A few minutes after the troops left the house after shooting Muhammad, a soldier fatally shot Falah Abu Marya in the chest as he stood on the house’s balcony, one flight up, said Ahmed Abu Marya and his wife, Sara Abu Marya. Falah Abu Marya, a carpenter, had run to the balcony to shout for neighbors to call an ambulance after Muhammad was shot, they said. Ahmed was outside the house at the time and Sara and her young daughter were beside Falah, they said.
A military spokeswoman told the New York Times later that day that soldiers fired toward “the main instigator” as a “mob hurled rocks and bricks” at them. The Daily Telegraph, quoted a spokeswoman saying that she “would assume the rock throwing lasted for 10 or 20 minutes.” Haaretz cited unidentified military sources saying that Falah Abu Marya “participated in throwing boulders and cinderblocks at the soldiers while they were leaving the village.”

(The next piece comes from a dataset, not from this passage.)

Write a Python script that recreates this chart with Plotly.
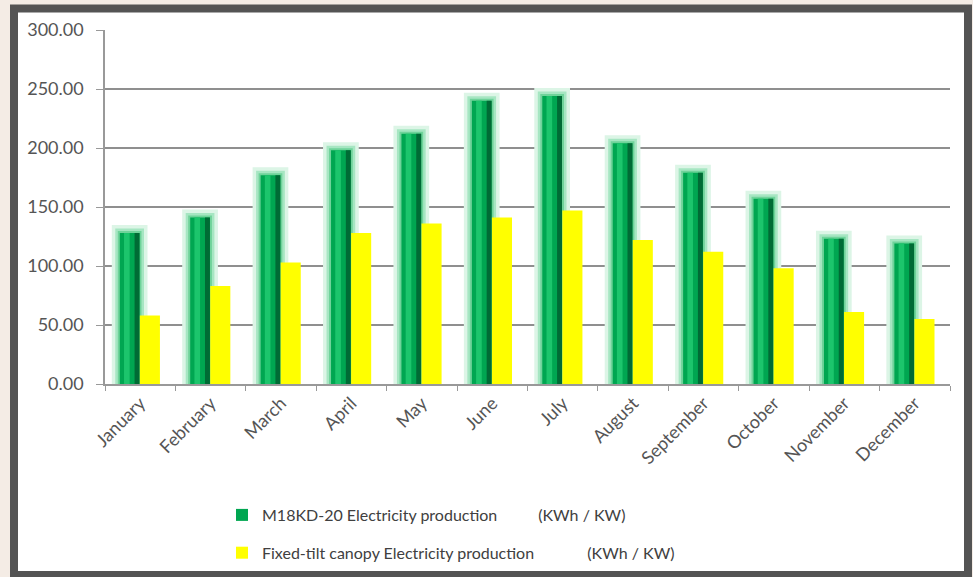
import plotly.graph_objects as go

months = ["January", "February", "March", "April", "May", "June", "July",
          "August", "September", "October", "November", "December"]
m18kd = [128, 141, 177, 198, 212, 240, 244, 204, 179, 157, 123, 119]
fixed_tilt = [58, 83, 103, 128, 136, 141, 147, 122, 112, 98, 61, 55]
y_ticks = [0, 50, 100, 150, 200, 250, 300]

name_green = "M18KD-20 Electricity production" + "\u00a0" * 10 + "(KWh / KW)"
name_yellow = "Fixed-tilt canopy Electricity production" + "\u00a0" * 13 + "(KWh / KW)"

FONT = "Lato, Open Sans, sans-serif"

fig = go.Figure()

GW, GO = 0.28, -0.29  # green bar width / offset (category units)

# soft glow layers behind green bars
fig.add_trace(go.Bar(x=months, y=m18kd, width=GW, offset=GO,
                     marker=dict(color="#dcf5e6", line=dict(color="#dcf5e6", width=16)),
                     showlegend=False, hoverinfo="skip"))
fig.add_trace(go.Bar(x=months, y=m18kd, width=GW, offset=GO,
                     marker=dict(color="#a6e6c2", line=dict(color="#a6e6c2", width=9)),
                     showlegend=False, hoverinfo="skip"))
fig.add_trace(go.Bar(x=months, y=m18kd, width=GW, offset=GO,
                     marker=dict(color="#6fd39a", line=dict(color="#6fd39a", width=4)),
                     showlegend=False, hoverinfo="skip"))
# main green bar
fig.add_trace(go.Bar(x=months, y=m18kd, width=GW, offset=GO, name=name_green,
                     legendgroup="g", marker=dict(color="#00a651", line=dict(width=0))))
# highlight strip
fig.add_trace(go.Bar(x=months, y=m18kd, width=0.08, offset=-0.23,
                     marker=dict(color="#1cc56c", line=dict(width=0)),
                     showlegend=False, hoverinfo="skip"))
# dark shading strip
fig.add_trace(go.Bar(x=months, y=m18kd, width=0.07, offset=-0.08,
                     marker=dict(color="#006b35", line=dict(width=0)),
                     showlegend=False, hoverinfo="skip"))
# yellow bars
fig.add_trace(go.Bar(x=months, y=fixed_tilt, width=0.285, offset=-0.005, name=name_yellow,
                     legendgroup="y", marker=dict(color="#ffff00", line=dict(width=0))))

W, H = 973, 577
L, R, T, B = 105, 23, 30, 193
pw, ph = W - L - R, H - T - B

def px_x(p):
    return (p - L) / pw

def px_y(p):
    return (H - B - p) / ph

fig.add_shape(type="rect", xref="paper", yref="paper",
              x0=px_x(14), x1=px_x(968), y0=px_y(575), y1=px_y(8.5),
              line=dict(color="#545454", width=8), fillcolor="white", layer="below")

fig.update_layout(
    width=W, height=H,
    margin=dict(l=L, r=R, t=T, b=B, autoexpand=False),
    paper_bgcolor="#f4ece5",
    plot_bgcolor="rgba(0,0,0,0)",
    barmode="overlay",
    font=dict(family=FONT, color="#555555", size=14),
    legend=dict(x=px_x(222), y=px_y(498), xanchor="left", yanchor="top",
                bgcolor="rgba(0,0,0,0)", font=dict(size=16, color="#404040"),
                tracegroupgap=14, traceorder="grouped"),
    xaxis=dict(type="category", tickangle=-45, tickson="boundaries",
               ticks="outside", ticklen=5, tickcolor="#999999",
               showline=True, linecolor="#999999", linewidth=1.5,
               showgrid=False, tickfont=dict(size=18, color="#555555"),
               range=[-0.5, 11.5]),
    yaxis=dict(range=[0, 300], tickvals=y_ticks, tickformat=".2f",
               showgrid=True, gridcolor="#8f8f8f", gridwidth=1.5,
               showline=True, linecolor="#999999", linewidth=1.5,
               ticks="outside", ticklen=7, tickcolor="#999999",
               ticklabelstandoff=9,
               zeroline=False, tickfont=dict(size=18, color="#555555")),
)

fig.write_html("out.html")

Ahmed and Sara Abu Marya dispute this version of events. They said Falah shoved a plastic pail on the balcony’s railing toward the soldiers standing outside the house, but it fell some distance away from them. Then, they said, they saw a soldier fire at Falah without warning.
“I saw the laser of the gun on my father’s body,” Ahmed Abu Marya said. “He shot him and ran off.” Apart from the plastic bucket his father had thrown in the general direction of the soldiers, Ahmed said he saw no one throwing stones or otherwise endangering the soldiers at the time the soldier opened fire. He said that there was no one except for the family at the scene, who were busy tending to Muhammad. Sara also said the family was alone during the incident. “It was late at night everyone was sleeping,” she said. “The neighbors didn’t come to our aid until the ambulance left.”
Sara Abu Marya said three bullets hit her father-in-law in the upper body as he stood next to her on the balcony. “He turned to me and fell to the ground,” he said. “He said, ‘They killed me,’ and then recited a verse of the Quran.”
Human Rights Watch observed a bullet mark on the outer wall of the balcony near where Falah Abu Marya was killed.
The New York Times and Daily Telegraph said that the military spokeswoman they interviewed said the army would conduct an investigation into the incident. The military police criminal investigations division, which works under the direction of the military advocate general, had not yet contacted any member of the Abu Marya family, Nabil Abu Marya told Human Rights Watch on July 28.
International standards governing the use of force by security officers during policing provide that the “intentional lethal use of firearms may only be made when strictly unavoidable in order to protect life.” Israeli open-fire orders allow soldiers to use lethal force, as a last resort, to counter a threat to life or serious injury, and, as a last resort and under specific conditions, to fire at the legs of fleeing suspects who refuse to stop when ordered to do so.
According to the United Nations, Israeli soldiers have killed 17 Palestinians since the beginning of 2015 and injured almost 1,000. Earlier this month, Human Rights Watch called for an effective investigation into an Israeli colonel’s fatal shooting of a Palestinian youth. The IDF has not yet announced the results of its investigation into the killing.
The Israeli human rights group B’Tselem has documented the Israeli military’s poor record of carrying out effective investigations into soldiers’ use of force against Palestinians. B’Tselem identified 304 cases in which soldiers killed Palestinians between 2000 and 2011, and found the military investigated only 73 of them, with 9 cases ending in an indictment. In 2011, the military changed its procedure to automatically investigate all cases in which people not taking part in hostilities were killed.
“Once again, we have two opposing versions of how the IDF killed a Palestinian,” Goldstein said. “If the IDF is unwilling or unable to weigh impartially all relevant evidence to find the truth, it should step aside for an independent body that can.”